#### [Data provided]
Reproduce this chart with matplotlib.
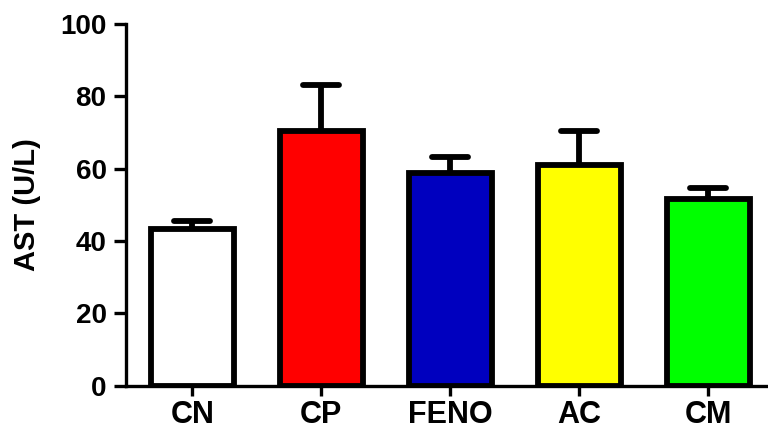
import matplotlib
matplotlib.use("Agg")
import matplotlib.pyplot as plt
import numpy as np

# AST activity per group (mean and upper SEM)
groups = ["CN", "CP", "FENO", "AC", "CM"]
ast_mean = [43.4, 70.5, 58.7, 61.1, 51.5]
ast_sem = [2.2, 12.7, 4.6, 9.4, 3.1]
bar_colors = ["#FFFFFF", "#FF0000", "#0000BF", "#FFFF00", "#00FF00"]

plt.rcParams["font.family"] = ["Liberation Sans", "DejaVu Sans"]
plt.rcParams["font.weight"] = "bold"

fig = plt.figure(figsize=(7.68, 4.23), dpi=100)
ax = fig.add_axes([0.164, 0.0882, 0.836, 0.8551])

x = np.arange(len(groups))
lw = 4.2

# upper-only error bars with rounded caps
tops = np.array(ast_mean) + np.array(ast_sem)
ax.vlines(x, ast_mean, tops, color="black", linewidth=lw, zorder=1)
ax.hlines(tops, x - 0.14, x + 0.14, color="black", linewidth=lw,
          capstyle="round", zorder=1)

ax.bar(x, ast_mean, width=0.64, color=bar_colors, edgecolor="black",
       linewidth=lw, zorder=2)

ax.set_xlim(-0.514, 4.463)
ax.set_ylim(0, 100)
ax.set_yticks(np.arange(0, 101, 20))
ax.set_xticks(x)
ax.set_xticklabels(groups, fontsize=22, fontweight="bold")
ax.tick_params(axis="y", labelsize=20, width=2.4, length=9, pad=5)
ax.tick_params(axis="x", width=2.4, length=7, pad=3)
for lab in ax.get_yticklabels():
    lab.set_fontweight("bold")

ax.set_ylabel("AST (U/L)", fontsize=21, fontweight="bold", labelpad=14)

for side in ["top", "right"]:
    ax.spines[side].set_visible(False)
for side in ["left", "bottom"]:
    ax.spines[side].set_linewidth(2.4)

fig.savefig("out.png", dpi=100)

#### [What you are asked to do]
Write out exactly the opening lines of the data, stopping after the line that holds "import numpy as np". Exclude pictures.

#### [Finished answer]
Reproduce this chart with matplotlib.
import matplotlib
matplotlib.use("Agg")
import matplotlib.pyplot as plt
import numpy as np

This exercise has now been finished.